**Instruction:** Write the count of lines that contain the word "this" and nothing else.

**Given records:**
-- Begin --
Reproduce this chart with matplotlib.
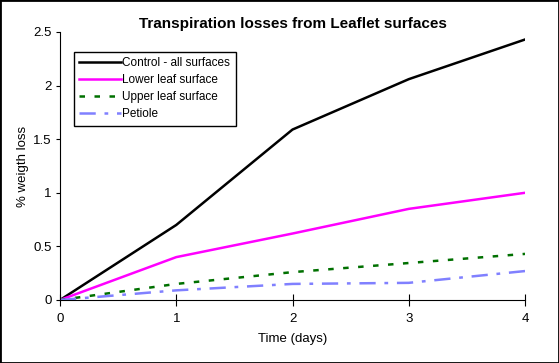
-- End --
-- Begin --
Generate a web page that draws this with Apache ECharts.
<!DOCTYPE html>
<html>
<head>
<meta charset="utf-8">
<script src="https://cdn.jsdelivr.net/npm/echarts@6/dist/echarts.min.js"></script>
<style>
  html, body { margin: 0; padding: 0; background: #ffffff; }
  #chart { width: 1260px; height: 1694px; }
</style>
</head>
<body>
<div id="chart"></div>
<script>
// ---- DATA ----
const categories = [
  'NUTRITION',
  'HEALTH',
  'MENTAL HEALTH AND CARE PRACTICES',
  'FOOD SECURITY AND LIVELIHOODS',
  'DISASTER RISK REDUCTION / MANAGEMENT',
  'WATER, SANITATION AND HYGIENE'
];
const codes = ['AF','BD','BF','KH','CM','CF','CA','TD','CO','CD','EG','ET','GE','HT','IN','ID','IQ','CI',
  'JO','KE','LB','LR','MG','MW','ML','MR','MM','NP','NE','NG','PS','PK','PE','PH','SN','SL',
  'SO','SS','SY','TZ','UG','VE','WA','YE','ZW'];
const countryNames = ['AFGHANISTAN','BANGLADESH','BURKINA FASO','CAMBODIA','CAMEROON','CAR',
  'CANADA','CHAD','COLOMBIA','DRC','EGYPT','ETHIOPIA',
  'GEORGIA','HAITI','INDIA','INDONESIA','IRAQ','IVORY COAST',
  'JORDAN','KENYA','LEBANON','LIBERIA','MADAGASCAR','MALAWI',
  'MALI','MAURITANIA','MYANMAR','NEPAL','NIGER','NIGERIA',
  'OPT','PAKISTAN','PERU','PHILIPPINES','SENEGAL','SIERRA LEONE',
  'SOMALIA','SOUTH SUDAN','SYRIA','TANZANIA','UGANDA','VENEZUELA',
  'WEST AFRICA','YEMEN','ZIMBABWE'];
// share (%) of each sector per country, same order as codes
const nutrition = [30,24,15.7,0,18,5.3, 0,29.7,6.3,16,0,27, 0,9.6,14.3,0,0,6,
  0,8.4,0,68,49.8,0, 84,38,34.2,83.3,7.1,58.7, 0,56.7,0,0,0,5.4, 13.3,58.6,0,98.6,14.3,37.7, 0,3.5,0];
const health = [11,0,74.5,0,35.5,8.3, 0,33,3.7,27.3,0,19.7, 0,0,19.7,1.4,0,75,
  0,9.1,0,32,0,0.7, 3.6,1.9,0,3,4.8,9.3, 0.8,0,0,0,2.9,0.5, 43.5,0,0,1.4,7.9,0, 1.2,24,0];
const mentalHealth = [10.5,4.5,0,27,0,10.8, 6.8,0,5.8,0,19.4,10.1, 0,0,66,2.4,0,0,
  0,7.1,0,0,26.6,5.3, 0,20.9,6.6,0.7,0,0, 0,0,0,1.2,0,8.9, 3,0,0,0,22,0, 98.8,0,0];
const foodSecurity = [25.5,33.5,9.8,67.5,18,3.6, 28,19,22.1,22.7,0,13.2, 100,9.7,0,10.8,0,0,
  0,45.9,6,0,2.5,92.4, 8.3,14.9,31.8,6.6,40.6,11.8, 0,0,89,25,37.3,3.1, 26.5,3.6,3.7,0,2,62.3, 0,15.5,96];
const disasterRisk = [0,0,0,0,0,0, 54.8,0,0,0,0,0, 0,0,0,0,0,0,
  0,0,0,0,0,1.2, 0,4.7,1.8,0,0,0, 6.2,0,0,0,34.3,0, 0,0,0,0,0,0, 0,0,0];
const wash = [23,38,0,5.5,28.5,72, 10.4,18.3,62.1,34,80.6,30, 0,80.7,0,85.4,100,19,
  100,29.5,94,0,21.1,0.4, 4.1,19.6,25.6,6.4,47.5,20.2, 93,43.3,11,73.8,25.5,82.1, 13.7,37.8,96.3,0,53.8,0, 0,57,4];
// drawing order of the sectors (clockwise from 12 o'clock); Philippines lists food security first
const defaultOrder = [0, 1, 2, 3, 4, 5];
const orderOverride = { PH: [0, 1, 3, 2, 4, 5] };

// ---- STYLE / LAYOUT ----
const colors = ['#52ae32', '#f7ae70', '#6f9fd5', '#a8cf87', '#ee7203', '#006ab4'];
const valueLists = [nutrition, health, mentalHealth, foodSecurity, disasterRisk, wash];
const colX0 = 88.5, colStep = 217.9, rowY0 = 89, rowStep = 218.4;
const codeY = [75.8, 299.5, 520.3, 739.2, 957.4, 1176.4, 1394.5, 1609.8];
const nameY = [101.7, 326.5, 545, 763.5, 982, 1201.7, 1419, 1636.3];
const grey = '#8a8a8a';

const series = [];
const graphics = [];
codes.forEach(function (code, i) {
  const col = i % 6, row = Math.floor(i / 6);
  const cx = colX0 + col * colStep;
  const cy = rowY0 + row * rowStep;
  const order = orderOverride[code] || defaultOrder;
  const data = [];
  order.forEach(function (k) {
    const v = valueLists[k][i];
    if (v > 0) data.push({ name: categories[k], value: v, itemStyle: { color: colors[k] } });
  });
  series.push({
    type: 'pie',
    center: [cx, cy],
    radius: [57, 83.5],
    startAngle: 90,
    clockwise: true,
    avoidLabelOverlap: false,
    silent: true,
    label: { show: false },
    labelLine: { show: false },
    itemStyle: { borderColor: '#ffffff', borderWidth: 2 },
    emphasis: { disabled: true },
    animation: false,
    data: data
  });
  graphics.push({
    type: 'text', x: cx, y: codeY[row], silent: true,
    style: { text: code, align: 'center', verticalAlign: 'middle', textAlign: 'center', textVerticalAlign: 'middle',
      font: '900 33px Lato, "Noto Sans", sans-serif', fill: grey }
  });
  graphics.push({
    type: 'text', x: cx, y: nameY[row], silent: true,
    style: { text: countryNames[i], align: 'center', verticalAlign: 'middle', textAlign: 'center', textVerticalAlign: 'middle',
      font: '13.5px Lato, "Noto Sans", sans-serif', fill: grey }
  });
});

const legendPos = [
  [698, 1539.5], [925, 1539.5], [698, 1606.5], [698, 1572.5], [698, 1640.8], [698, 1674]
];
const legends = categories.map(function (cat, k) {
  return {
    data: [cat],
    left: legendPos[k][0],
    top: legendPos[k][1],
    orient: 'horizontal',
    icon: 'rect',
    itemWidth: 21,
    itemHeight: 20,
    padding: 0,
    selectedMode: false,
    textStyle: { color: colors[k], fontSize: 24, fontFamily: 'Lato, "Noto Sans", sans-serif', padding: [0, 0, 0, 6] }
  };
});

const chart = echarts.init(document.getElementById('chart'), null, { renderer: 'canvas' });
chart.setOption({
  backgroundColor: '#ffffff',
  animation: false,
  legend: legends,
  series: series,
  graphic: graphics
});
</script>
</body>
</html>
-- End --
**Solved problem:** 2